Without any doubt, Akhlaq learnt to understand space from Shakir Ali, his mentor, whose spatial interpretation remained meditative. Space in his work reveals new relationships between objects in his painted still-life. The figurative canvases are intensified by mark making and tonal subtleties as it weaves space around the austere form and the controlled lushness of the floral pattern.

The choreography of light inspired Shakir Ali and many of his students remember him looking out of the window lost in studying shadows.

He challenged himself to interpret its impact on altering the space an object seemed to occupy in much the same way Van Gogh studied the haystacks.

By the 1990s, Akhlaq who inherited this ability to see and interpret the nuanced relationship between light and form, had spent considerable time studying the grid. This signature matrix of modernist thought that symbolises structure and rationality had appealed to him and he gradually realised its limitations could only be surmounted through its deconstruction.

Bringing it into the three dimensional, Akhlaq explored different possibilities. The wooden grid with depth allowed him to hang it on the wall to place objects within it.

The cast metal forms then could be changed around to vitalise the inner space of the fixed dimensions of the outer structure.
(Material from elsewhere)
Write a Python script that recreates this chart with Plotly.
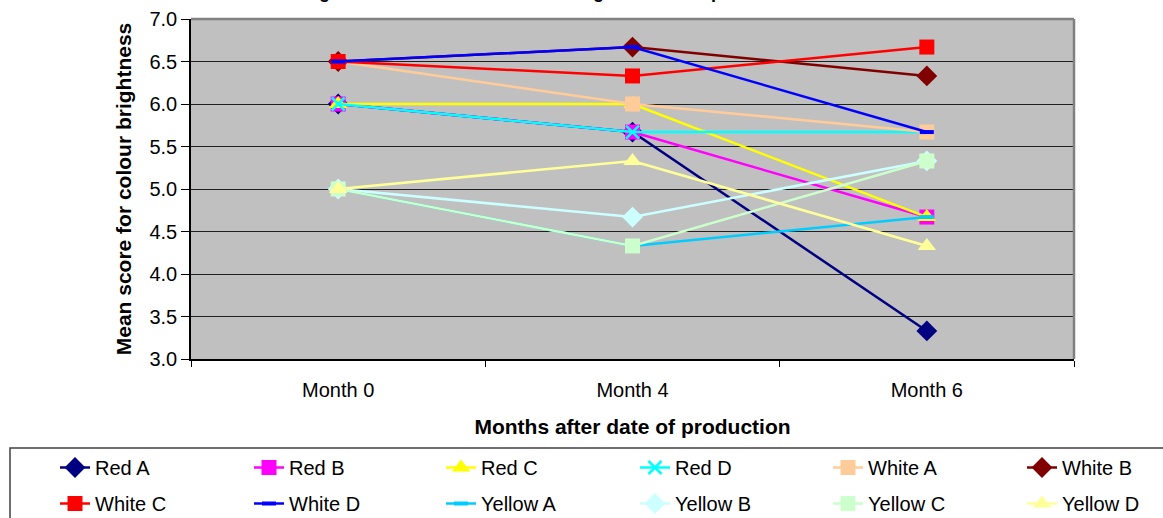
import plotly.graph_objects as go

# Storage months (categories on the x axis)
months = ["Month 0", "Month 4", "Month 6"]

# Mean colour-brightness scores per sample
red_a = [6.0, 5.67, 3.33]
red_b = [6.0, 5.67, 4.67]
red_c = [6.0, 6.0, 4.67]
red_d = [6.0, 5.67, 5.67]
white_a = [6.5, 6.0, 5.67]
white_b = [6.5, 6.67, 6.33]
white_c = [6.5, 6.33, 6.67]
white_d = [6.5, 6.67, 5.67]
yellow_a = [5.0, 4.33, 4.67]
yellow_b = [5.0, 4.67, 5.33]
yellow_c = [5.0, 4.33, 5.33]
yellow_d = [5.0, 5.33, 4.33]

y_ticks = [3.0, 3.5, 4.0, 4.5, 5.0, 5.5, 6.0, 6.5, 7.0]

series = [
    ("Red A", red_a, "#000080", "diamond"),
    ("Red B", red_b, "#FF00FF", "square"),
    ("Red C", red_c, "#FFFF00", "triangle-up"),
    ("Red D", red_d, "#00FFFF", "x-thin"),
    ("White A", white_a, "#FFCC99", "square"),
    ("White B", white_b, "#800000", "diamond"),
    ("White C", white_c, "#FF0000", "square"),
    ("White D", white_d, "#0000FF", "line-ew"),
    ("Yellow A", yellow_a, "#00CCFF", "line-ew"),
    ("Yellow B", yellow_b, "#CCFFFF", "diamond"),
    ("Yellow C", yellow_c, "#CCFFCC", "square"),
    ("Yellow D", yellow_d, "#FFFF99", "triangle-up"),
]

FONT = "Liberation Sans, Arial, sans-serif"
FS = 20
FS_TITLE = 21

# Plot-area geometry in pixels
W, H = 1163, 518
L, R, T, B = 191, 89, 19, 159
PW, PH = W - L - R, H - T - B

# Legend: six columns, two rows; each column is its own vertical legend
col_text_x = [96, 290, 482, 676, 869, 1063]
legend_top_px = 448

fig = go.Figure()
for i, (name, vals, color, sym) in enumerate(series):
    if sym == "x-thin":
        marker = dict(symbol=sym, size=13, color=color, line=dict(color=color, width=2.5))
    elif sym == "line-ew":
        marker = dict(symbol=sym, size=10, color=color, line=dict(color=color, width=4))
    elif sym in ("diamond", "triangle-up"):
        marker = dict(symbol=sym, size=16, color=color, line=dict(width=0))
    else:
        marker = dict(symbol=sym, size=15, color=color, line=dict(width=0))
    col = i % 6
    fig.add_trace(go.Scatter(
        x=months, y=vals, name=name, mode="lines+markers",
        line=dict(color=color, width=2.5), marker=marker,
        legend="legend" if col == 0 else f"legend{col + 1}",
        legendgroup=name,
    ))

legend_cfg = {}
for col, tx in enumerate(col_text_x):
    key = "legend" if col == 0 else f"legend{col + 1}"
    legend_cfg[key] = dict(
        orientation="v",
        x=(tx - 41 - L) / PW, xanchor="left",
        y=(T + PH - legend_top_px) / PH, yanchor="top",
        bgcolor="rgba(0,0,0,0)", borderwidth=0,
        font=dict(size=FS, family=FONT, color="black"),
        tracegroupgap=7, itemsizing="trace",
    )

fig.update_layout(
    width=W, height=H,
    margin=dict(l=L, r=R, t=T, b=B, autoexpand=False),
    paper_bgcolor="white",
    plot_bgcolor="#C0C0C0",
    font=dict(family=FONT, size=FS, color="black"),
    showlegend=True,
    **legend_cfg,
    xaxis=dict(
        type="category", range=[-0.5, 2.5],
        showline=True, linecolor="black", linewidth=1.5,
        ticks="outside", tickson="boundaries", ticklen=6, tickcolor="black",
        ticklabelstandoff=12,
        showgrid=False, zeroline=False,
        tickfont=dict(size=FS, family=FONT),
        title=dict(text="<b>Months after date of production</b>", standoff=20,
                   font=dict(size=FS_TITLE, family=FONT)),
    ),
    yaxis=dict(
        range=[3.0, 7.0], tickvals=y_ticks, tickformat=".1f",
        showline=True, linecolor="black", linewidth=1.5,
        ticks="outside", ticklen=8, tickcolor="black",
        showgrid=True, gridcolor="#202020", gridwidth=1, zeroline=False,
        tickfont=dict(size=FS, family=FONT),
        title=dict(text="<b>Mean score for colour brightness</b>", standoff=12,
                   font=dict(size=FS_TITLE, family=FONT)),
    ),
    annotations=[
        dict(text="<b>Change in mean scores for colour brightness after production</b>",
             xref="paper", yref="paper", x=(272 - L) / PW, y=1,
             xanchor="left", yanchor="bottom", yshift=15, showarrow=False,
             font=dict(size=18, family=FONT, color="black")),
    ],
    shapes=[
        # plot-area frame on top and right
        dict(type="line", xref="paper", yref="paper", x0=0, x1=1, y0=1, y1=1,
             line=dict(color="#808080", width=2.5)),
        dict(type="line", xref="paper", yref="paper", x0=1, x1=1, y0=0, y1=1,
             line=dict(color="#808080", width=2.5)),
        # legend frame
        dict(type="rect", xref="paper", yref="paper",
             x0=(10 - L) / PW, x1=(1175 - L) / PW,
             y0=(T + PH - 530) / PH, y1=(T + PH - 448) / PH,
             line=dict(color="#404040", width=1.5), fillcolor="rgba(0,0,0,0)",
             layer="below"),
    ],
)

fig.write_html("out.html")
In the 1970s he made a piece called 12 pyramids in stainless steel. I stumbled upon them quite by chance in architect Habib Fida Ali’s art collection. Each form that stands around 2.5 tall can appear quite threatening with its sharp edges but once arranged together it is transformed into a faceted crystal-like form with a strong reflective surface. Stainless steel occupies space in a completely different way to wood or stone and the reflective surface like a chameleon takes on the colours of the environment creating an illusion of lightness, much the same way metal and glass monoliths do in the 21st century cityscape.

If we look at one of Akhlaq’s earliest sculpture at the site of a dam north of Islamabad and his last at the Maritime Museum in Karachi, one can see his expanding understanding of the semantics of space.

In the earlier work, he uses the girder to shape a standing human form that echoes a modernist vocabulary of industrial overtones and an existentialist subtext. To some the way the human form with its raised hands is shaped appears like an arch. The linear work despite its huge scale somehow fails to engage its environs.

Maybe Akhlaq realised this and used all the lessons learnt while creating the complex piece at the Maritime Museum in the late 1990s. He worked tirelessly at the Naval Dockyard workshop for months to achieve the form he wanted. Built from a grid of flat white metal bars the deep intersecting lines follow a convex curve to shape the body of the fish. Emulating the silver fish scales the surface has a fluid movement because of the way it reflects and absorbs light.

The mammoth fish that is installed on a circular elevated platform swims in the light as the artist visualised it. At different times of the day the fish appears differently to the viewer just as a walk around it also alters the way it appears. Its spatial complexity is a tribute to one of Pakistan’s most cerebral artists.

This way of seeing and not just looking that Akhlaq passed on to his students facilitated the breakthrough in miniature painting while he headed the Fine Arts department at National College of Arts.

Two of his students Shazia Sikander and Rana Rashid have taken his legacy into the digital dimension. Sikander’s animations like ‘51 ways of looking’ illustrates how analogous boundaries between space, time and form can be dissolved to recreate a new understanding of digitised space.

Rana’s work creates spatial illusions through physical mass, his contribution to the Art Dubai in 2008 was a monumental ‘glass’ cube that skilfully projected a macro visual built from micro images activating yet another layer within the optical space.

Both the artist and the historian have much to discover through the infinite space in art as Zahoorul Akhlaq saw it.